DW: To show my ignorance about this, I think it is a black art. I’m not an expert in this. The mineral grains found on the moon consist of feldspars, pyroxines, olivines, metallic iron, glasses, etc. Geologists go out and find areas in the ground here on Earth that are similar to lunar dust in terms of chemical makeup. For a simulant called JSC-1, they used an area – I think it’s in New Mexico – that’s essentially a volcanic cinder cone. And they found that it’s fresh enough that it hasn’t weathered much yet. They put that through machines to produce the right particle size distribution: so many percent on the order of 500 microns, another percentage at 50 microns, down to a micron. But it has to be understood that no one simulant has all the properties of lunar dust. Some were made to resemble a certain mineralogy composition, others a particle-size distribution, and other chemical and physical characteristics.
AM: So how long do you expect this process to take? Are you looking at a couple of years, a couple of decades?
DW: Oh, a couple of hundred years. No, actually, I like how quickly we made progress, by just getting people to talk to each other. There were a lot of raised eyebrows, and, “Oh, I didn’t realize that” between experts, and that’s a good thing. Because the lunar architecture design and building is starting soon. So by the end of this summer, we should have a document out. We’re not trying to make requirements here. We want to make sure we understand what the issues are, and how we can forestall problems. And we need to make sure we have ways to add mitigation technologies into the process later on.
In the Apollo days, they were concerned about getting there.

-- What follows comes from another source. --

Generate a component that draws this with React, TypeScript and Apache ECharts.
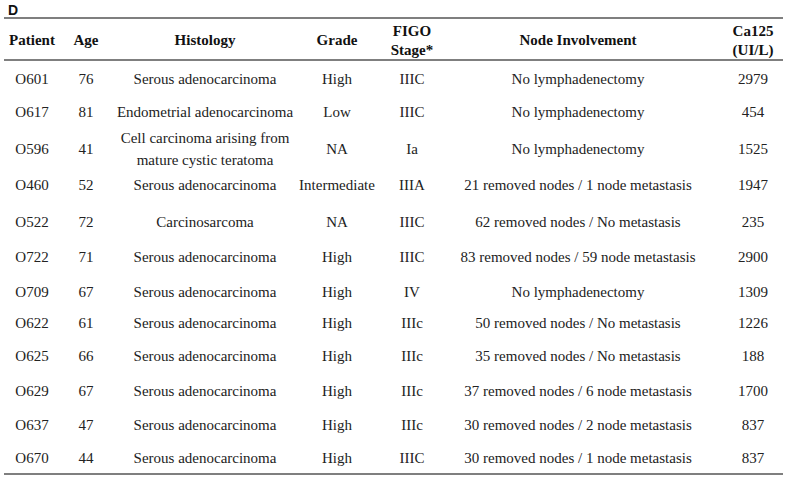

That was primarily it. Everything else took a back seat to that. Now we know we can get there, so we need to worry about the fine points, because we want to actually go live there. It’s on quite a different scale now. The last exploration event of this significance was probably the human settlement of Australia 40,000 years ago. And then the human settlement of the Americas 20,000 years ago. And now we’re doing something that is on the same scale, on the moon. And perhaps on Mars. But it’s going to go a lot faster than it happened back then.